» **EXERCISE DIRECTIONS**
Return the listing below unchanged, minus its pictures.

» **DATA LINES**
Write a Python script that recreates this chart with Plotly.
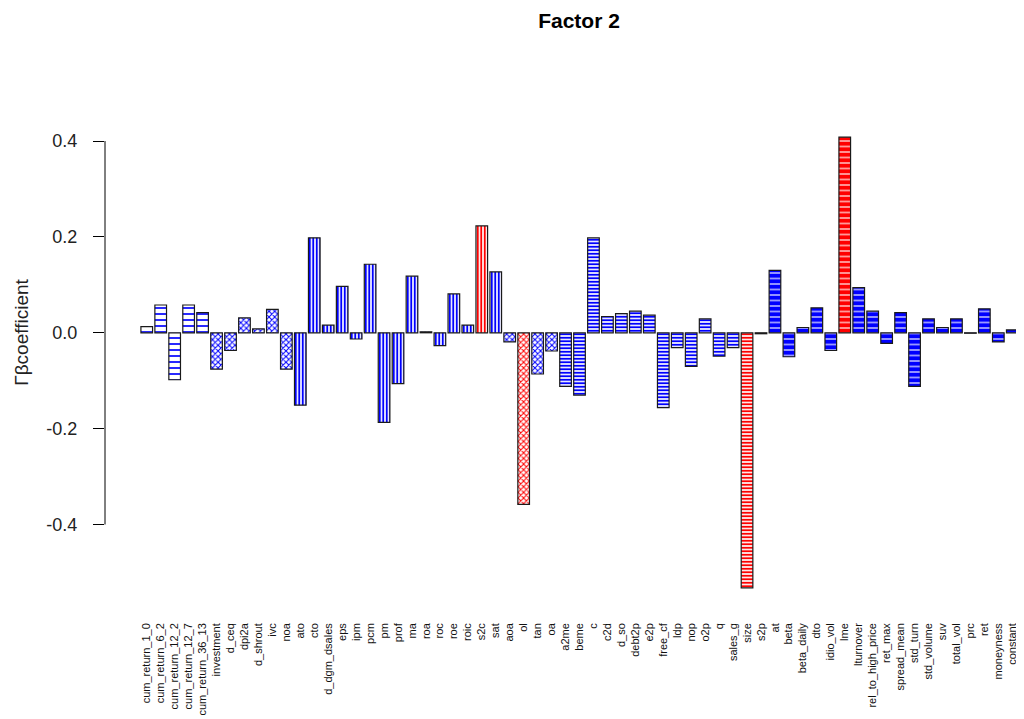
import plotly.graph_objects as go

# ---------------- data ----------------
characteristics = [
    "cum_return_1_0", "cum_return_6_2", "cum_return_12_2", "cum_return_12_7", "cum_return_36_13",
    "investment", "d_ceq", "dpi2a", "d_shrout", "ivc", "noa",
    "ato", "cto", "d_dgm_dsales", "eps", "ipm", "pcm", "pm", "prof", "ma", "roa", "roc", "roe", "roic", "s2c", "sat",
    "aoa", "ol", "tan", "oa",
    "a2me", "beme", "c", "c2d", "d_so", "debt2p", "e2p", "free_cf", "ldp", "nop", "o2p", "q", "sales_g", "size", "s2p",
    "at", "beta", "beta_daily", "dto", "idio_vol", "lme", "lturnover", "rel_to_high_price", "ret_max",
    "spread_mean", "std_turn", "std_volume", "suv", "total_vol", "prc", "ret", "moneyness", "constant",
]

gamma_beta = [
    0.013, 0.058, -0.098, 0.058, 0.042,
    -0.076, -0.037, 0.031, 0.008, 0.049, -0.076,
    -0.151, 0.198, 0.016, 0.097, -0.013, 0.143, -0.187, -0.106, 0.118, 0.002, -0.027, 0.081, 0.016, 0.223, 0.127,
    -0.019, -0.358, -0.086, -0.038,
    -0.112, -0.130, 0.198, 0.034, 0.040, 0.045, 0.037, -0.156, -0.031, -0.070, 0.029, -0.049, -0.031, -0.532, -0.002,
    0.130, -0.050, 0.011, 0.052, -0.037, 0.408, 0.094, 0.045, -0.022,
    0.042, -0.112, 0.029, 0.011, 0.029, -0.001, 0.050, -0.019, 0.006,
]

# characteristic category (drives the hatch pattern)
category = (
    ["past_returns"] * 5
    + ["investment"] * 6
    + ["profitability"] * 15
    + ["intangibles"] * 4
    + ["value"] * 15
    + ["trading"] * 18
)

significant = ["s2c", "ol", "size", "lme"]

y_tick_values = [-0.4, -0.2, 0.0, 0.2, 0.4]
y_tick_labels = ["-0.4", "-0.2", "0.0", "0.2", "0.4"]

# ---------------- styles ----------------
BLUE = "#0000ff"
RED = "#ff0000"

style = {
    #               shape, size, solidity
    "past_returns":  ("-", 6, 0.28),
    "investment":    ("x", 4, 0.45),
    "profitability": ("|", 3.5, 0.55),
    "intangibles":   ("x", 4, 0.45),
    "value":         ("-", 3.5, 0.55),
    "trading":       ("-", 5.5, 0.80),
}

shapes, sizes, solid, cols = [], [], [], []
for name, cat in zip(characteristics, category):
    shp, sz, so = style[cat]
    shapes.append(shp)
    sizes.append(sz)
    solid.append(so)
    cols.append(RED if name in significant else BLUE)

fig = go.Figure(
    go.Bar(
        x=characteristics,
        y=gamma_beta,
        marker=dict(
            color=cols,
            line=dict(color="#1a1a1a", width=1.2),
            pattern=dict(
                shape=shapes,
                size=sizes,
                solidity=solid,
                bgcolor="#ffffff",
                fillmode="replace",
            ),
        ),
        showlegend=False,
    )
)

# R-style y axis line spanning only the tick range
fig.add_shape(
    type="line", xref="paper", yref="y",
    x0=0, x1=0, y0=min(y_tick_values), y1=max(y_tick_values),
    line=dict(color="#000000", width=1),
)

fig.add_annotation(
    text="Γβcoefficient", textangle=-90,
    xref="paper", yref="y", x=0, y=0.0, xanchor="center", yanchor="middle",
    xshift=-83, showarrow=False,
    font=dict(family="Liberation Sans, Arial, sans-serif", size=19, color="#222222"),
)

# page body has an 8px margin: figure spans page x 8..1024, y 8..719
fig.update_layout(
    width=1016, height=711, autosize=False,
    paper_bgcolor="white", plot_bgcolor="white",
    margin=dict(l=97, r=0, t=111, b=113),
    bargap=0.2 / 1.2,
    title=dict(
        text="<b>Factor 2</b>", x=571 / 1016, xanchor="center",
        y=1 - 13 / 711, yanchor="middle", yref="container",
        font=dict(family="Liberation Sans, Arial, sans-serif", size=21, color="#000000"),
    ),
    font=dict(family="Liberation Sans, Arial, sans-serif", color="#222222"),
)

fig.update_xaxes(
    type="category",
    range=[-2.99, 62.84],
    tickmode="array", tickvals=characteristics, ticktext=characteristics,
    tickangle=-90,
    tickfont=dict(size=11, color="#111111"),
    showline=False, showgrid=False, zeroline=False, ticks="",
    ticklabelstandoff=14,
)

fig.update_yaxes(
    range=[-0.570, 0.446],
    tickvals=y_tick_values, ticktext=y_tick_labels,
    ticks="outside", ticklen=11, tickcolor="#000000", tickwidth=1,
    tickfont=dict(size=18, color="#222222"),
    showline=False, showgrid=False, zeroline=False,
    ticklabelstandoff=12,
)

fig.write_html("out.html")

» **WRITTEN RESPONSE**
Write a Python script that recreates this chart with Plotly.
import plotly.graph_objects as go

# ---------------- data ----------------
characteristics = [
    "cum_return_1_0", "cum_return_6_2", "cum_return_12_2", "cum_return_12_7", "cum_return_36_13",
    "investment", "d_ceq", "dpi2a", "d_shrout", "ivc", "noa",
    "ato", "cto", "d_dgm_dsales", "eps", "ipm", "pcm", "pm", "prof", "ma", "roa", "roc", "roe", "roic", "s2c", "sat",
    "aoa", "ol", "tan", "oa",
    "a2me", "beme", "c", "c2d", "d_so", "debt2p", "e2p", "free_cf", "ldp", "nop", "o2p", "q", "sales_g", "size", "s2p",
    "at", "beta", "beta_daily", "dto", "idio_vol", "lme", "lturnover", "rel_to_high_price", "ret_max",
    "spread_mean", "std_turn", "std_volume", "suv", "total_vol", "prc", "ret", "moneyness", "constant",
]

gamma_beta = [
    0.013, 0.058, -0.098, 0.058, 0.042,
    -0.076, -0.037, 0.031, 0.008, 0.049, -0.076,
    -0.151, 0.198, 0.016, 0.097, -0.013, 0.143, -0.187, -0.106, 0.118, 0.002, -0.027, 0.081, 0.016, 0.223, 0.127,
    -0.019, -0.358, -0.086, -0.038,
    -0.112, -0.130, 0.198, 0.034, 0.040, 0.045, 0.037, -0.156, -0.031, -0.070, 0.029, -0.049, -0.031, -0.532, -0.002,
    0.130, -0.050, 0.011, 0.052, -0.037, 0.408, 0.094, 0.045, -0.022,
    0.042, -0.112, 0.029, 0.011, 0.029, -0.001, 0.050, -0.019, 0.006,
]

# characteristic category (drives the hatch pattern)
category = (
    ["past_returns"] * 5
    + ["investment"] * 6
    + ["profitability"] * 15
    + ["intangibles"] * 4
    + ["value"] * 15
    + ["trading"] * 18
)

significant = ["s2c", "ol", "size", "lme"]

y_tick_values = [-0.4, -0.2, 0.0, 0.2, 0.4]
y_tick_labels = ["-0.4", "-0.2", "0.0", "0.2", "0.4"]

# ---------------- styles ----------------
BLUE = "#0000ff"
RED = "#ff0000"

style = {
    #               shape, size, solidity
    "past_returns":  ("-", 6, 0.28),
    "investment":    ("x", 4, 0.45),
    "profitability": ("|", 3.5, 0.55),
    "intangibles":   ("x", 4, 0.45),
    "value":         ("-", 3.5, 0.55),
    "trading":       ("-", 5.5, 0.80),
}

shapes, sizes, solid, cols = [], [], [], []
for name, cat in zip(characteristics, category):
    shp, sz, so = style[cat]
    shapes.append(shp)
    sizes.append(sz)
    solid.append(so)
    cols.append(RED if name in significant else BLUE)

fig = go.Figure(
    go.Bar(
        x=characteristics,
        y=gamma_beta,
        marker=dict(
            color=cols,
            line=dict(color="#1a1a1a", width=1.2),
            pattern=dict(
                shape=shapes,
                size=sizes,
                solidity=solid,
                bgcolor="#ffffff",
                fillmode="replace",
            ),
        ),
        showlegend=False,
    )
)

# R-style y axis line spanning only the tick range
fig.add_shape(
    type="line", xref="paper", yref="y",
    x0=0, x1=0, y0=min(y_tick_values), y1=max(y_tick_values),
    line=dict(color="#000000", width=1),
)

fig.add_annotation(
    text="Γβcoefficient", textangle=-90,
    xref="paper", yref="y", x=0, y=0.0, xanchor="center", yanchor="middle",
    xshift=-83, showarrow=False,
    font=dict(family="Liberation Sans, Arial, sans-serif", size=19, color="#222222"),
)

# page body has an 8px margin: figure spans page x 8..1024, y 8..719
fig.update_layout(
    width=1016, height=711, autosize=False,
    paper_bgcolor="white", plot_bgcolor="white",
    margin=dict(l=97, r=0, t=111, b=113),
    bargap=0.2 / 1.2,
    title=dict(
        text="<b>Factor 2</b>", x=571 / 1016, xanchor="center",
        y=1 - 13 / 711, yanchor="middle", yref="container",
        font=dict(family="Liberation Sans, Arial, sans-serif", size=21, color="#000000"),
    ),
    font=dict(family="Liberation Sans, Arial, sans-serif", color="#222222"),
)

fig.update_xaxes(
    type="category",
    range=[-2.99, 62.84],
    tickmode="array", tickvals=characteristics, ticktext=characteristics,
    tickangle=-90,
    tickfont=dict(size=11, color="#111111"),
    showline=False, showgrid=False, zeroline=False, ticks="",
    ticklabelstandoff=14,
)

fig.update_yaxes(
    range=[-0.570, 0.446],
    tickvals=y_tick_values, ticktext=y_tick_labels,
    ticks="outside", ticklen=11, tickcolor="#000000", tickwidth=1,
    tickfont=dict(size=18, color="#222222"),
    showline=False, showgrid=False, zeroline=False,
    ticklabelstandoff=12,
)

fig.write_html("out.html")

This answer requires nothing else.